— Start Dataset extract —
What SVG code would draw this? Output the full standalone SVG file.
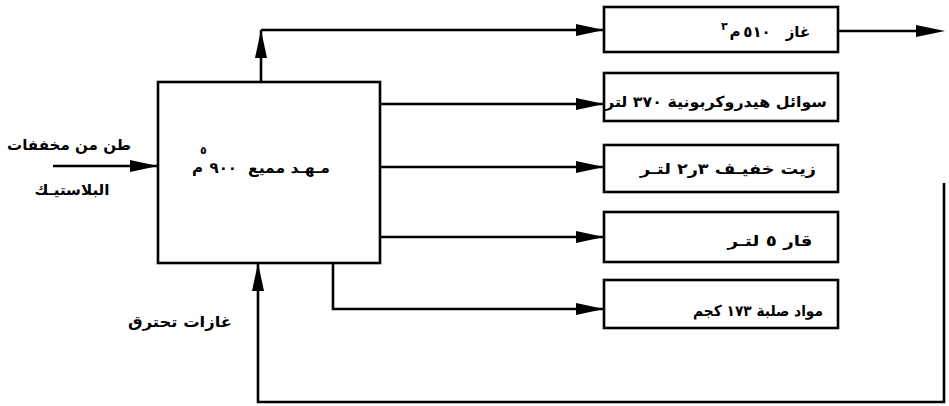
<svg xmlns="http://www.w3.org/2000/svg" width="949" height="406" viewBox="0 0 949 406">
<style>
.box{fill:#fff;stroke:#000;stroke-width:2.6}
.ln{fill:none;stroke:#000;stroke-width:2.6}
.head{fill:#000}
.t{font-family:"DejaVu Sans",sans-serif;font-weight:bold;font-size:15px;fill:#000}
.s{font-family:"DejaVu Sans",sans-serif;font-weight:bold;font-size:11px;fill:#000}
</style>
<defs>
<marker id="ah" markerUnits="userSpaceOnUse" markerWidth="30" markerHeight="14" refX="28" refY="7" orient="auto" overflow="visible">
<path d="M0,1 L28,7 L0,13 z" fill="#000"/>
</marker>
</defs>
<rect width="949" height="406" fill="#fff"/>
<g id="connectors">
<path class="ln" d="M261 82 V30" marker-end="url(#ah)"/>
<path class="ln" d="M261 30 H604" marker-end="url(#ah)"/>
<path class="ln" d="M838 31 H920"/>
<polygon class="head" points="916,25 945,31 916,37"/>
<path class="ln" d="M380 104 H604" marker-end="url(#ah)"/>
<path class="ln" d="M380 167 H604" marker-end="url(#ah)"/>
<path class="ln" d="M380 237 H604" marker-end="url(#ah)"/>
<path class="ln" d="M333 263 V309 H604" marker-end="url(#ah)"/>
<path class="ln" d="M944 183 V402 H258 V263" marker-end="url(#ah)"/>
<path class="ln" d="M53 166 H158" marker-end="url(#ah)"/>
</g>
<g id="reactor">
<rect class="box" x="158" y="82" width="222" height="181"/>
<text class="t" x="289" y="173" text-anchor="middle" direction="rtl" textLength="82" lengthAdjust="spacingAndGlyphs">مـهـد  مميع</text>
<text class="t" x="237" y="173" text-anchor="end">٩٠٠</text>
<text class="t" x="203" y="173" text-anchor="end">م</text>
<text class="s" x="200" y="154">٥</text>
</g>
<g id="gas">
<rect class="box" x="604" y="7" width="234" height="45"/>
<text class="t" x="798" y="37" text-anchor="middle" direction="rtl">غاز</text>
<text class="t" x="757" y="37" text-anchor="middle">٥١٠</text>
<text class="t" x="735" y="37" text-anchor="middle">م</text>
<text class="s" x="721" y="30">٣</text>
</g>
<g id="liquids">
<rect class="box" x="604" y="73" width="234" height="48"/>
<text class="t" x="716" y="107" text-anchor="middle" direction="rtl" textLength="222" lengthAdjust="spacingAndGlyphs">سوائل هيدروكربونية ٣٧٠ لتر</text>
</g>
<g id="lightoil">
<rect class="box" x="604" y="145" width="234" height="47"/>
<text class="t" x="728" y="174" text-anchor="middle" direction="rtl" textLength="176" lengthAdjust="spacingAndGlyphs">زيت خفيـف  ٣ر٢ لتـر</text>
</g>
<g id="tar">
<rect class="box" x="604" y="212" width="234" height="50"/>
<text class="t" x="770" y="246" text-anchor="middle" direction="rtl" textLength="85" lengthAdjust="spacingAndGlyphs">قار  ٥  لتـر</text>
</g>
<g id="solids">
<rect class="box" x="604" y="280" width="234" height="48"/>
<text class="t" x="758" y="316" text-anchor="middle" direction="rtl" textLength="130" lengthAdjust="spacingAndGlyphs">مواد  صلبة  ١٧٣  كجم</text>
</g>
<g id="input-label">
<text class="t" x="69" y="150" text-anchor="middle" direction="rtl" textLength="124" lengthAdjust="spacingAndGlyphs">طن من مخففات</text>
<text class="t" x="72" y="195" text-anchor="middle" direction="rtl" textLength="75" lengthAdjust="spacingAndGlyphs">البلاستيـك</text>
</g>
<g id="flue-label">
<text class="t" x="180" y="327" text-anchor="middle" direction="rtl" textLength="104" lengthAdjust="spacingAndGlyphs">غازات  تحترق</text>
</g>
</svg>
— End Dataset extract —
=== Challenge ===
Omit the pictures, then quote the rest of the material above exactly.

=== Worked solution ===
What SVG code would draw this? Output the full standalone SVG file.
<svg xmlns="http://www.w3.org/2000/svg" width="949" height="406" viewBox="0 0 949 406">
<style>
.box{fill:#fff;stroke:#000;stroke-width:2.6}
.ln{fill:none;stroke:#000;stroke-width:2.6}
.head{fill:#000}
.t{font-family:"DejaVu Sans",sans-serif;font-weight:bold;font-size:15px;fill:#000}
.s{font-family:"DejaVu Sans",sans-serif;font-weight:bold;font-size:11px;fill:#000}
</style>
<defs>
<marker id="ah" markerUnits="userSpaceOnUse" markerWidth="30" markerHeight="14" refX="28" refY="7" orient="auto" overflow="visible">
<path d="M0,1 L28,7 L0,13 z" fill="#000"/>
</marker>
</defs>
<rect width="949" height="406" fill="#fff"/>
<g id="connectors">
<path class="ln" d="M261 82 V30" marker-end="url(#ah)"/>
<path class="ln" d="M261 30 H604" marker-end="url(#ah)"/>
<path class="ln" d="M838 31 H920"/>
<polygon class="head" points="916,25 945,31 916,37"/>
<path class="ln" d="M380 104 H604" marker-end="url(#ah)"/>
<path class="ln" d="M380 167 H604" marker-end="url(#ah)"/>
<path class="ln" d="M380 237 H604" marker-end="url(#ah)"/>
<path class="ln" d="M333 263 V309 H604" marker-end="url(#ah)"/>
<path class="ln" d="M944 183 V402 H258 V263" marker-end="url(#ah)"/>
<path class="ln" d="M53 166 H158" marker-end="url(#ah)"/>
</g>
<g id="reactor">
<rect class="box" x="158" y="82" width="222" height="181"/>
<text class="t" x="289" y="173" text-anchor="middle" direction="rtl" textLength="82" lengthAdjust="spacingAndGlyphs">مـهـد  مميع</text>
<text class="t" x="237" y="173" text-anchor="end">٩٠٠</text>
<text class="t" x="203" y="173" text-anchor="end">م</text>
<text class="s" x="200" y="154">٥</text>
</g>
<g id="gas">
<rect class="box" x="604" y="7" width="234" height="45"/>
<text class="t" x="798" y="37" text-anchor="middle" direction="rtl">غاز</text>
<text class="t" x="757" y="37" text-anchor="middle">٥١٠</text>
<text class="t" x="735" y="37" text-anchor="middle">م</text>
<text class="s" x="721" y="30">٣</text>
</g>
<g id="liquids">
<rect class="box" x="604" y="73" width="234" height="48"/>
<text class="t" x="716" y="107" text-anchor="middle" direction="rtl" textLength="222" lengthAdjust="spacingAndGlyphs">سوائل هيدروكربونية ٣٧٠ لتر</text>
</g>
<g id="lightoil">
<rect class="box" x="604" y="145" width="234" height="47"/>
<text class="t" x="728" y="174" text-anchor="middle" direction="rtl" textLength="176" lengthAdjust="spacingAndGlyphs">زيت خفيـف  ٣ر٢ لتـر</text>
</g>
<g id="tar">
<rect class="box" x="604" y="212" width="234" height="50"/>
<text class="t" x="770" y="246" text-anchor="middle" direction="rtl" textLength="85" lengthAdjust="spacingAndGlyphs">قار  ٥  لتـر</text>
</g>
<g id="solids">
<rect class="box" x="604" y="280" width="234" height="48"/>
<text class="t" x="758" y="316" text-anchor="middle" direction="rtl" textLength="130" lengthAdjust="spacingAndGlyphs">مواد  صلبة  ١٧٣  كجم</text>
</g>
<g id="input-label">
<text class="t" x="69" y="150" text-anchor="middle" direction="rtl" textLength="124" lengthAdjust="spacingAndGlyphs">طن من مخففات</text>
<text class="t" x="72" y="195" text-anchor="middle" direction="rtl" textLength="75" lengthAdjust="spacingAndGlyphs">البلاستيـك</text>
</g>
<g id="flue-label">
<text class="t" x="180" y="327" text-anchor="middle" direction="rtl" textLength="104" lengthAdjust="spacingAndGlyphs">غازات  تحترق</text>
</g>
</svg>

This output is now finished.